→ **YOUR TASK**
Quote the material below exactly as written, from the first line to the line that holds "const fmt = d", endpoints included.

→ **DATA LINES**
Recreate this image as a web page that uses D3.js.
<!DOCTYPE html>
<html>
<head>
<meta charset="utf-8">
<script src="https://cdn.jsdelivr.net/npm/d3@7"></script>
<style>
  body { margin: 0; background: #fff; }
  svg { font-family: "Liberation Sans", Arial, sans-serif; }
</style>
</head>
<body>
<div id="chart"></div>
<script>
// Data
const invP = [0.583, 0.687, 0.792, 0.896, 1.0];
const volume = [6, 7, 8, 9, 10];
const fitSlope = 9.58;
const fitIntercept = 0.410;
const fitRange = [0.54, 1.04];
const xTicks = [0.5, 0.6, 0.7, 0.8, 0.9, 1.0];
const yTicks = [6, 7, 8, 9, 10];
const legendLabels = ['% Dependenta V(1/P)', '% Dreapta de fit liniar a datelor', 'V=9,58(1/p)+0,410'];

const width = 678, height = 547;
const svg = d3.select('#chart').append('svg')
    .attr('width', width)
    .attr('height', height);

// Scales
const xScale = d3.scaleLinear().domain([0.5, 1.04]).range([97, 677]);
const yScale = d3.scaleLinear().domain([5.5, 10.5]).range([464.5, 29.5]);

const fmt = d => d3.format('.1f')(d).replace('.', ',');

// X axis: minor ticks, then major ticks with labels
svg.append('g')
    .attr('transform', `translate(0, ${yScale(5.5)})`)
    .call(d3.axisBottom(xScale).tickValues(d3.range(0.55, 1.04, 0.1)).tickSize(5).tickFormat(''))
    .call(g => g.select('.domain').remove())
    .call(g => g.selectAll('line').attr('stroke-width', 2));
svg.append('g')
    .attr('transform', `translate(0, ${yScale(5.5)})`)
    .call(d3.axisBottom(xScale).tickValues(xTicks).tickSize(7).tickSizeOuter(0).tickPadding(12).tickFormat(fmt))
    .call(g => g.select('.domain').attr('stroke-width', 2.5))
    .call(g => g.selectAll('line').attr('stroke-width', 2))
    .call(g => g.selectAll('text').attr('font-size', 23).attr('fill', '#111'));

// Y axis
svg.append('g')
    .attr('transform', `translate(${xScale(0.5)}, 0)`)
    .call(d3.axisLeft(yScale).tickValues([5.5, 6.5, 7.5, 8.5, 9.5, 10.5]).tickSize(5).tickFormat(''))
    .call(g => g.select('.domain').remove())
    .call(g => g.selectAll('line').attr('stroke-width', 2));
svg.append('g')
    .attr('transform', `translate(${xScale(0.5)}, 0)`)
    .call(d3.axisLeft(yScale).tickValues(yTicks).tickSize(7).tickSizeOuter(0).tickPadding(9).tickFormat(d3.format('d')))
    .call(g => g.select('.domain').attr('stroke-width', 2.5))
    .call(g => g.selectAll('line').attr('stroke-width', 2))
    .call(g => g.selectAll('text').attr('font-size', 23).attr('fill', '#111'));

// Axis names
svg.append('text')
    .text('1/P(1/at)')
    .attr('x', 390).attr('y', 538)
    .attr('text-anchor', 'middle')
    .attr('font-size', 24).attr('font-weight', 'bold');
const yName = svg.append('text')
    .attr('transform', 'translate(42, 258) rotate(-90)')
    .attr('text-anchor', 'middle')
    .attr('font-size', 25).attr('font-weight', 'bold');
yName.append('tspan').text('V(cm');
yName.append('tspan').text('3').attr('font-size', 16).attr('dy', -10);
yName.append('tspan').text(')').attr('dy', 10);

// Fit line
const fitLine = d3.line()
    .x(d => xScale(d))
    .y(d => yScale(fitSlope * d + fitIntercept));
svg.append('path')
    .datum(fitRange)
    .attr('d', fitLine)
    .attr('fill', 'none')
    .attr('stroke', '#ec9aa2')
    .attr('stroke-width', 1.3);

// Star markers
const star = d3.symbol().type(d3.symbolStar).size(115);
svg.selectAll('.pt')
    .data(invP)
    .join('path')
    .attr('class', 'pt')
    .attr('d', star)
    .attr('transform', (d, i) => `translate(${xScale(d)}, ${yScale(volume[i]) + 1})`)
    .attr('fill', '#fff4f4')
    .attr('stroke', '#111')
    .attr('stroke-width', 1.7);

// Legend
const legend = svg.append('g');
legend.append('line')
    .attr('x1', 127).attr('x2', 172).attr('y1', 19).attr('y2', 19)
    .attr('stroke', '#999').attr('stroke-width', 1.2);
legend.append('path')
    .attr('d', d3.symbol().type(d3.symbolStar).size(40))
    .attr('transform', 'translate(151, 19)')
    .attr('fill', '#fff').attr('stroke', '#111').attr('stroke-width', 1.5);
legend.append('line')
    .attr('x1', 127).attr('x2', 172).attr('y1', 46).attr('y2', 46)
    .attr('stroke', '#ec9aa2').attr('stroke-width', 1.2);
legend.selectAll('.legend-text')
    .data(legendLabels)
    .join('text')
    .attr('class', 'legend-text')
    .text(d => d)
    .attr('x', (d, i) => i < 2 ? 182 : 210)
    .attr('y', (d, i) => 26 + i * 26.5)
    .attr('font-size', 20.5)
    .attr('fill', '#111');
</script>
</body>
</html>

→ **OUTPUT FOR THIS TASK**
Recreate this image as a web page that uses D3.js.
<!DOCTYPE html>
<html>
<head>
<meta charset="utf-8">
<script src="https://cdn.jsdelivr.net/npm/d3@7"></script>
<style>
  body { margin: 0; background: #fff; }
  svg { font-family: "Liberation Sans", Arial, sans-serif; }
</style>
</head>
<body>
<div id="chart"></div>
<script>
// Data
const invP = [0.583, 0.687, 0.792, 0.896, 1.0];
const volume = [6, 7, 8, 9, 10];
const fitSlope = 9.58;
const fitIntercept = 0.410;
const fitRange = [0.54, 1.04];
const xTicks = [0.5, 0.6, 0.7, 0.8, 0.9, 1.0];
const yTicks = [6, 7, 8, 9, 10];
const legendLabels = ['% Dependenta V(1/P)', '% Dreapta de fit liniar a datelor', 'V=9,58(1/p)+0,410'];

const width = 678, height = 547;
const svg = d3.select('#chart').append('svg')
    .attr('width', width)
    .attr('height', height);

// Scales
const xScale = d3.scaleLinear().domain([0.5, 1.04]).range([97, 677]);
const yScale = d3.scaleLinear().domain([5.5, 10.5]).range([464.5, 29.5]);

const fmt = d => d3.format('.1f')(d).replace('.', ',');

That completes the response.